After the many hours spent preparing the japchae, I was happy to find that it tasted just like japchae should: noodle-y with a sweet flavoring soaked in. The noodles were a bit larger than normal japchae noodles tend to be, the carrots were chunks rather than thin julienne slices, and I would have liked more onion and spinach interspersed throughout, but apart from these details, which can be easily fixed, the dish was a success.
1 pound dried Korean sweet potato noodles
8 ounces spinach, trimmed (4 to 5 cups)
2 tablespoons vegetable oil, plus more as needed
6 medium dried black mushrooms, rehydrated and cut into thin slices (3/4 cup)
To rehydrate: soak in water for 30 minutes or several hours if you start ahead of time
1 small yellow onion, halved and cut into thin crescents
2 medium carrots, peeled and cut into thin crescents
3 green onions, white and green parts, cut into 1-inch lengths
2 cloves garlic, minced
1/3 cup soy sauce
3 tablespoons brown sugar
1 tablespoon sesame oil
1 tablespoon toasted sesame seeds
Place the noodles in a heatproof bow and soak in hot water for 15 minutes. With kitchen shears, cut into 3- to 4-inch pieces. You just want the noodles to be manageable so don’t worry about getting exact lengths. Drain and set aside.
Place the spinach in a heatproof bowl and soak in very hot water for 1 to 2 minutes until wilted but not fully cooked. Rinse under cold running water and drain. Gently squeeze the water from the spinach and cut into 3 sections.

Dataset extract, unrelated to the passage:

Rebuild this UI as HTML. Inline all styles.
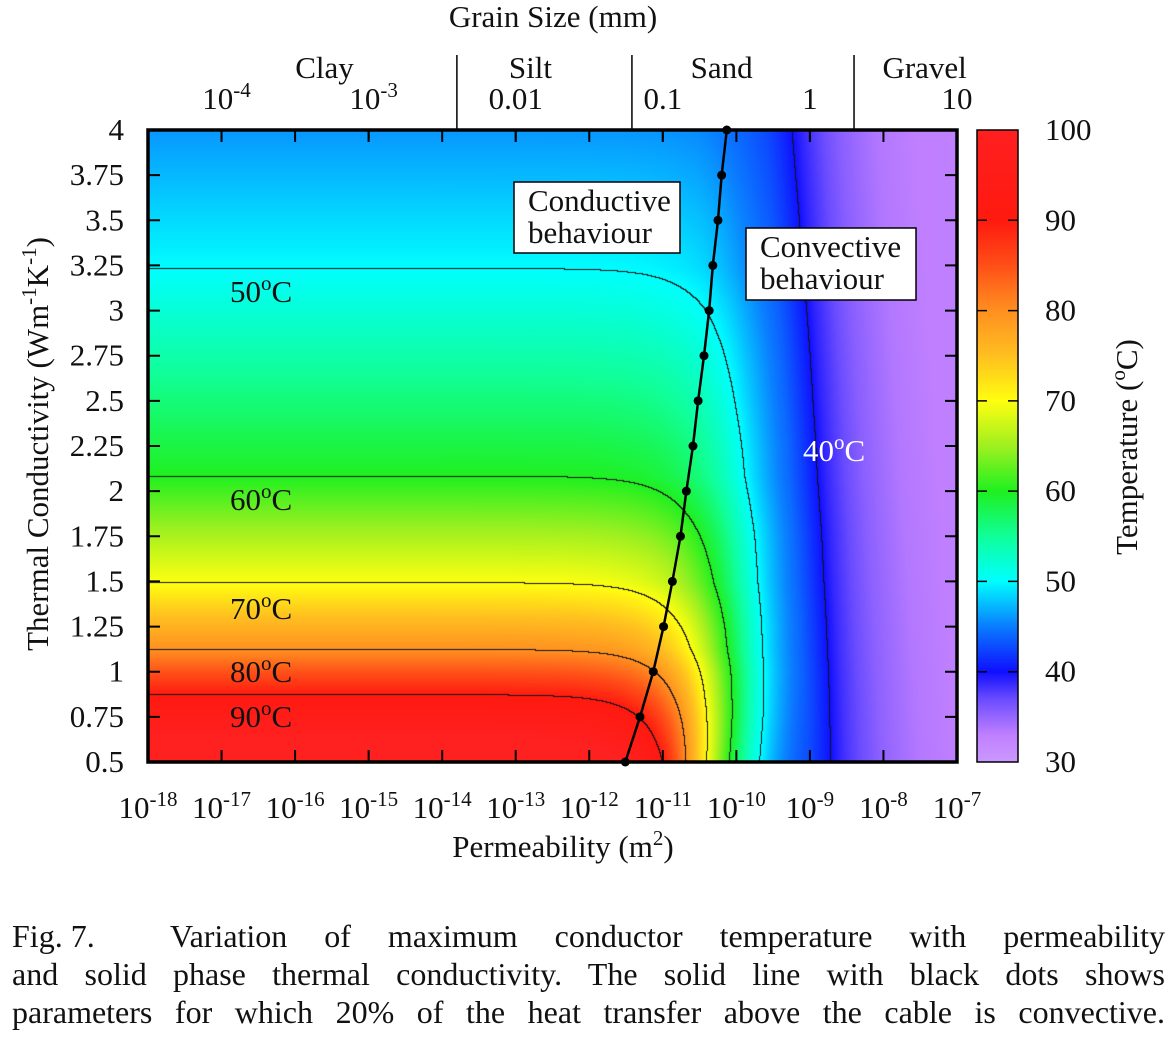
<!DOCTYPE html>
<html><head><meta charset="utf-8">
<style>
html,body{margin:0;padding:0;background:#fff;}
#wrap{position:relative;width:1176px;height:1040px;overflow:hidden;font-family:"Liberation Serif",serif;}
#heat{position:absolute;left:148px;top:130px;}
#bar{position:absolute;left:977px;top:130px;}
svg{position:absolute;left:0;top:0;}
svg text{font-family:"Liberation Serif",serif;fill:#111;}
#caption{position:absolute;left:12px;top:917px;width:1153px;font-size:32px;line-height:38px;color:#111;}
#caption div{text-align:justify;text-align-last:justify;white-space:nowrap;}
#caption .fig{display:inline-block;width:158px;white-space:pre;text-align:left;text-align-last:left;}
</style></head>
<body>
<div id="wrap">
<canvas id="heat" width="809" height="632"></canvas>
<canvas id="bar" width="41" height="632"></canvas>
<svg id="svg" width="1176" height="1040"></svg>
<div id="caption">
<div><span class="fig">Fig. 7.</span>Variation of maximum conductor temperature with permeability</div>
<div>and solid phase thermal conductivity. The solid line with black dots shows</div>
<div>parameters for which 20% of the heat transfer above the cable is convective.</div>
</div>
</div>
<script>
// ---- data ----
const lambdaKnots = [0.5, 0.87, 1.12, 1.49, 2.08, 3.23, 4.0];
const tempKnots = [105, 90, 80, 70, 60, 50, 46];
const tinfLogK = [-18, -10, -9.5, -9, -8.85, -8.5, -8, -7.5, -7];
const tinfTemp = [44, 43, 41.5, 40.8, 40, 37.5, 35, 33.5, 33];
const dotLambda = [0.5,0.75,1,1.25,1.5,1.75,2,2.25,2.5,2.75,3,3.25,3.5,3.75,4];
const dotLogK = [-11.51,-11.31,-11.13,-10.99,-10.87,-10.76,-10.68,-10.59,-10.52,-10.44,-10.37,-10.32,-10.25,-10.20,-10.13];
const contourLevels = [40, 50, 60, 70, 80, 90];
const xTickExp = [-18,-17,-16,-15,-14,-13,-12,-11,-10,-9,-8,-7];
const yTicks = [0.5,0.75,1,1.25,1.5,1.75,2,2.25,2.5,2.75,3,3.25,3.5,3.75,4];
const cbTicks = [30,40,50,60,70,80,90,100];
const grainLog = [-4,-3,-2,-1,0,1];
const grainLabels = [["10","-4"],["10","-3"],["0.01",""],["0.1",""],["1",""],["10",""]];
const grainClassBounds = [-2.4,-1.21,0.3];
const grainClasses = [["Clay",-3.3],["Silt",-1.9],["Sand",-0.6],["Gravel",0.78]];
const stopT = [30,33,37,40,45,50,55,60,65,70,75,80,85,90,100];
const stopC = ["#cc99ff","#c080ff","#6a4cff","#1010ff","#0a7dff","#00ffff","#10ff9a","#20f020","#a0f020","#ffff10","#ffc020","#ff9020","#ff5018","#ff1a10","#ff2020"];

const FS=31, SS=21;
const PX=148, PY=130, PW=809, PH=632;
const xS = lk => PX + (lk+18)/11*PW;
const yS = l => PY + PH - (l-0.5)/3.5*PH;
const gS = g => PX + (g+4.5)*2*PW/11;

function interp(xs, ys, x){
  if(x<=xs[0]) return ys[0];
  for(let i=1;i<xs.length;i++){ if(x<=xs[i]){const t=(x-xs[i-1])/(xs[i]-xs[i-1]);return ys[i-1]+t*(ys[i]-ys[i-1]);} }
  return ys[ys.length-1];
}
function hex(c){return [parseInt(c.substr(1,2),16),parseInt(c.substr(3,2),16),parseInt(c.substr(5,2),16)];}
const stopRGB = stopC.map(hex);
function cmap(T){ return [0,1,2].map(k=>interp(stopT, stopRGB.map(c=>c[k]), T)); }
function temp(lk, l){
  const tc = interp(lambdaKnots,tempKnots,l);
  const f=(l-0.5)/3.5;
  const ti = interp(tinfLogK,tinfTemp,lk+f*0.6);
  const c = interp(dotLambda,dotLogK,l)+1.0-0.7*f;
  const s = 1/(1+Math.exp((lk-c)/0.43));
  return ti + (tc-ti)*s;
}

const hc=document.getElementById('heat').getContext('2d');
const img=hc.createImageData(PW,PH);
const grid=new Float32Array(PW*PH);
for(let j=0;j<PH;j++){const l=4-(j+0.5)/PH*3.5;
  for(let i=0;i<PW;i++){const lk=-18+(i+0.5)/PW*11;grid[j*PW+i]=temp(lk,l);}}
for(let p=0;p<PW*PH;p++){const c=cmap(grid[p]);img.data[p*4]=c[0];img.data[p*4+1]=c[1];img.data[p*4+2]=c[2];img.data[p*4+3]=255;}
for(let j=0;j<PH-1;j++)for(let i=0;i<PW-1;i++){
  const a=grid[j*PW+i],b=grid[j*PW+i+1],d=grid[(j+1)*PW+i];
  for(const L of contourLevels){
    if((a-L)*(b-L)<0||(a-L)*(d-L)<0){const p=(j*PW+i)*4;img.data[p]=20;img.data[p+1]=20;img.data[p+2]=20;}
  }
}
hc.putImageData(img,0,0);
const bc=document.getElementById('bar').getContext('2d');
for(let j=0;j<PH;j++){const T=100-(j+0.5)/PH*70;const c=cmap(T);bc.fillStyle=`rgb(${c[0]|0},${c[1]|0},${c[2]|0})`;bc.fillRect(0,j,41,1);}

const NS='http://www.w3.org/2000/svg';
const svg=document.getElementById('svg');
function el(tag,attrs,parent){const e=document.createElementNS(NS,tag);for(const k in attrs)e.setAttribute(k,attrs[k]);(parent||svg).appendChild(e);return e;}
function txt(x,y,base,sup,size,anchor,name,fill){
  const t=el('text',{x:x,y:y,'font-size':size,'text-anchor':anchor||'middle'});
  
  
  if(fill)t.setAttribute('style','fill:'+fill);
  const s1=el('tspan',{},t);s1.textContent=base;
  if(sup){const s2=el('tspan',{dy:-12,'font-size':SS},t);s2.textContent=sup;}
  return t;
}

for(const e of xTickExp){
  const x=xS(e);
  const tk=el('path',{d:`M${x},${PY+PH}v-12M${x},${PY}v12`,stroke:'#000','stroke-width':2});
  
  
  txt(x,818,'10',String(e),FS,'middle','x-tick-label');
}
for(const v of yTicks){
  const y=yS(v);
  const tk=el('path',{d:`M${PX},${y}h12M${PX+PW},${y}h-12`,stroke:'#000','stroke-width':2});
  
  
  txt(124,y+10,String(v),'',FS,'end','y-tick-label');
}
grainLog.forEach((g,i)=>{
  const x=gS(g);
  const tk=el('path',{d:`M${x},${PY}v12`,stroke:'#000','stroke-width':2});
  
  
  txt(x+(grainLabels[i][1]?5:0),109,grainLabels[i][0],grainLabels[i][1],FS,'middle','grain-tick-label');
});
for(const b of grainClassBounds){
  const x=gS(b);
  const ln=el('line',{x1:x,x2:x,y1:55,y2:PY,stroke:'#000','stroke-width':1.5});
  
  
}
for(const c of grainClasses){ txt(gS(c[1]),78,c[0],'',FS,'middle','grain-class-label'); }
txt(553,27,'Grain Size (mm)','',FS,'middle','top-axis-title');
txt(563,857,'Permeability (m','2',FS,'middle','x-axis-title');
(function(){const t=svg.lastChild;const s=el('tspan',{dy:12},t);s.textContent=')';})();
(function(){
  const t=el('text',{x:0,y:0,'font-size':FS,'text-anchor':'middle',transform:'translate(48,444) rotate(-90)'});
  
  
  t.innerHTML=`<tspan>Thermal Conductivity (Wm</tspan><tspan dy="-12" font-size="${SS}">-1</tspan><tspan dy="12">K</tspan><tspan dy="-12" font-size="${SS}">-1</tspan><tspan dy="12">)</tspan>`;
  const t2=el('text',{x:0,y:0,'font-size':FS,'text-anchor':'middle',transform:'translate(1137,447) rotate(-90)'});
  
  
  t2.innerHTML=`<tspan>Temperature (</tspan><tspan dy="-12" font-size="${SS}">o</tspan><tspan dy="12">C)</tspan>`;
})();
const labs=[["50",302,230,'#111'],["60",510,230,'#111'],["70",619,230,'#111'],["80",682,230,'#111'],["90",727,230,'#111'],["40",461,803,'#fff']];
for(const L of labs){
  const t=el('text',{x:L[2],y:L[1],'font-size':FS,'text-anchor':'start'});
  
  
  t.setAttribute('style','fill:'+L[3]);
  t.innerHTML=`<tspan>${L[0]}</tspan><tspan dy="-12" font-size="${SS}">o</tspan><tspan dy="12">C</tspan>`;
}
function box(x,y,w,h,l1,l2,name){
  const g=el('g',{});
  el('rect',{x:x,y:y,width:w,height:h,fill:'#fff',stroke:'#000','stroke-width':1.5},g);
  const a=el('text',{x:x+14,y:y+29,'font-size':FS},g);a.textContent=l1;
  const b=el('text',{x:x+14,y:y+61,'font-size':FS},g);b.textContent=l2;
}
box(514,182,166,71,'Conductive','behaviour','conductive-label-box');
box(746,228,170,72,'Convective','behaviour','convective-label-box');
const pts=dotLambda.map((l,i)=>[xS(dotLogK[i]),yS(l)]);
const pl=el('polyline',{points:pts.map(p=>p.join(',')).join(' '),fill:'none',stroke:'#000','stroke-width':2.5});


for(const p of pts){const c=el('circle',{cx:p[0],cy:p[1],r:4.5,fill:'#000'});
  
  }
const fr=el('rect',{x:PX,y:PY,width:PW,height:PH,fill:'none',stroke:'#000','stroke-width':3.5});

const cf=el('rect',{x:977,y:130,width:41,height:632,fill:'none',stroke:'#000','stroke-width':1.5});

for(const v of cbTicks){
  const y=130+(100-v)/70*632;
  if(v>30&&v<100){const tk=el('path',{d:`M977,${y}h10M1018,${y}h-10`,stroke:'#000','stroke-width':1.5});
    }
  txt(1045,y+10,String(v),'',FS,'start','colorbar-tick-label');
}
</script>
</body></html>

Preheat a large wok or skillet over medium-high heat for 1 minute swirl in the oil and heat until it becomes runny and starts to shimmer. Add the mushrooms, onions, carrots, green onions, and garlic and stir and cook until the carrots are crisp tender, 2 to 3 minutes. Reduce the heat to medium and toss in the noodles. Add the soy sauce, brown sugar, and sesame oil. Stir everything swiftly around the wok for 3 to 4 minutes, coating the noodles evenly with the seasonings. Add more oil if the noodles stick to the bottom of the wok. Taste and adjust seasonings if desired. Mix in the spinach and sesame seeds at the very end and toss with a couple more flourishes. Serve hot or let cool to room temperature.